Pricing mechanisms within licensing agreements require careful craft to avoid price fixing or market segmentation that excludes rivals. Agreements should resist any features that align price points across different markets or customers in a way that reduces price dispersion and inhibits competitive signaling. Instead, transparent pricing frameworks, cost-based methodologies, and clear dispute resolution procedures help maintain competitive integrity. Where possible, price ranges should be adjustable by independent benchmarks rather than secret accords. Clear documentation of how prices are determined, coupled with public reporting of major price movements, reduces the risk that collaboration becomes a covert cartel in any jurisdiction.
Compliance programs must be rolled out early and reinforced consistently. Companies should train employees to recognize when collaborative actions veer into anticompetitive territory and empower them to escalate concerns. Whistleblower protections, hotlines, and confidential review processes support a culture of compliance. Regular simulations or tabletop exercises can illuminate practical gaps in policy, ensuring that teams understand how to respond to requests for sensitive data, cross-market coordination discussions, or moves that hint at coordinated behavior. A strong compliance backbone also communicates commitment to regulators and customers that competition remains a core operating principle.
Cross-border collaborations require harmonized antitrust frameworks because differences in jurisdictional enforcement can complicate licensing and venture strategies. Global ventures must tailor agreements to respect antitrust laws in every market while maintaining a consistent core set of business principles. This often means aligning on non-discriminatory access, avoiding exclusive territory claims that extend beyond reasonable limits, and ensuring that data flows do not inadvertently enable coordinated action. Multinational teams should coordinate with counsel versed in international competition policy to identify red flags, assess potential export controls, and document the decision-making process to withstand regulatory scrutiny across borders.

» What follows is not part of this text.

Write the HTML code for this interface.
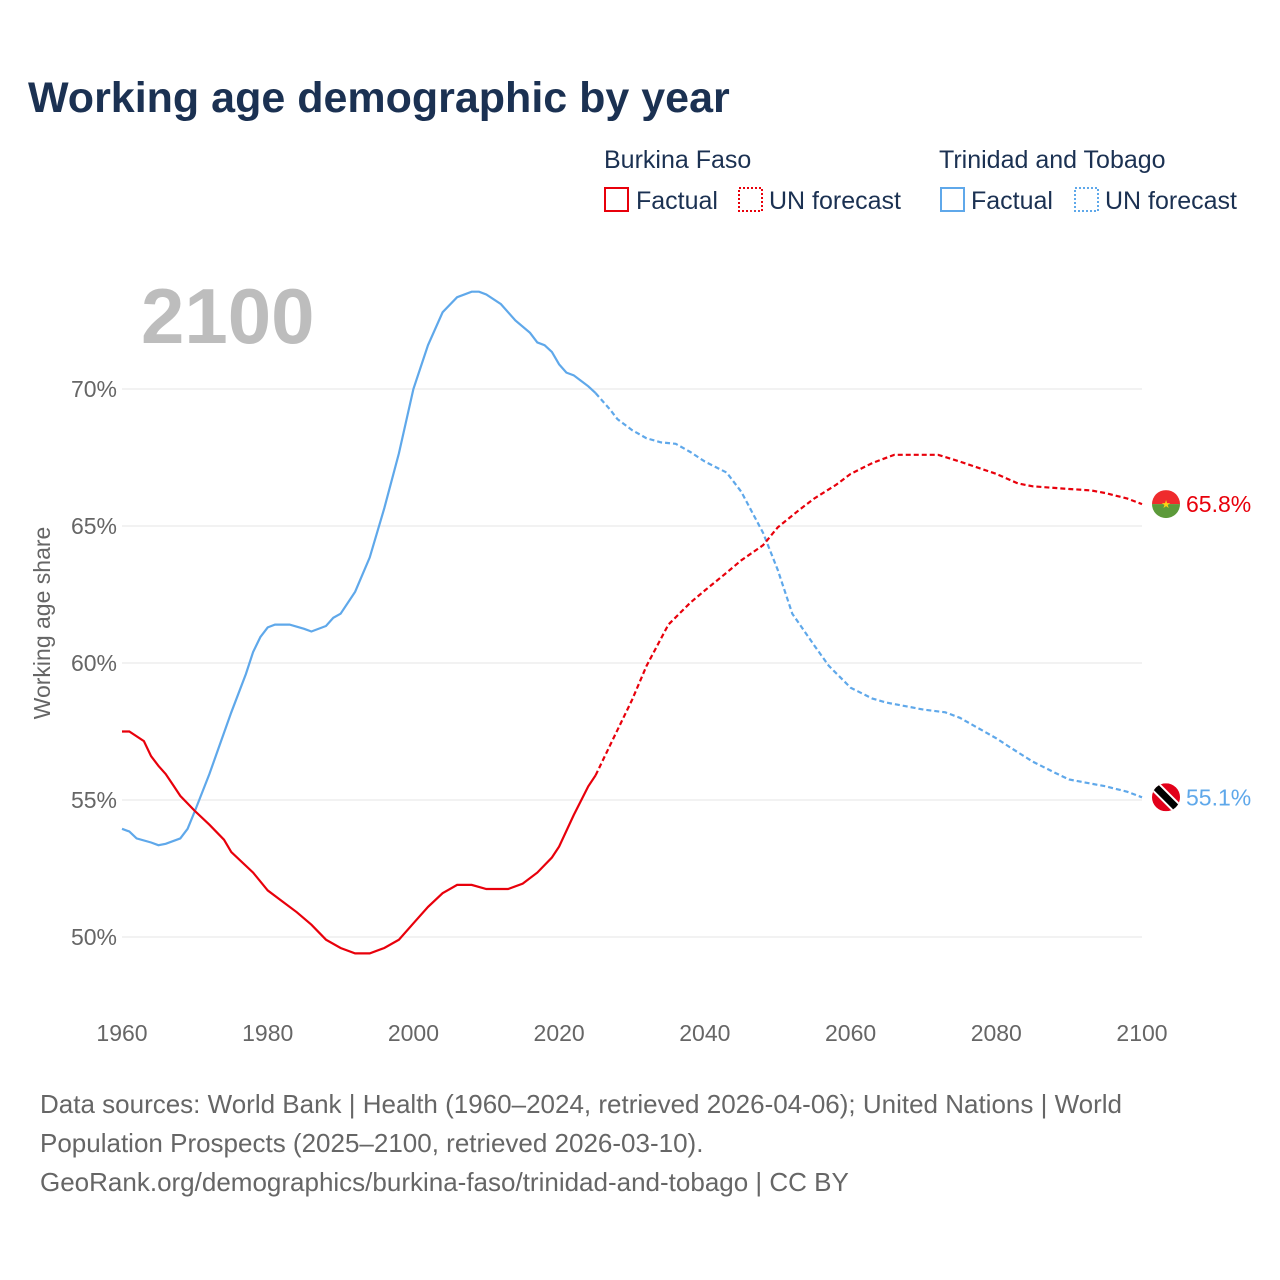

The ultimate goal is to foster innovation and societal benefit without compromising market vitality. By designing licenses and joint ventures with clear operational boundaries, transparent governance, and airtight compliance, firms can realize synergies while preserving robust competitive pressures. Regulators, in turn, gain confidence that collaboration serves consumer interests rather than signaling hidden market divisions. Ongoing monitoring, adaptive governance, and reinforcing incentives for rivalry create a resilient framework where collaboration and competition coexist. The result is an ecosystem that rewards efficiency and imagination without inviting unintended coordination or market segmentation.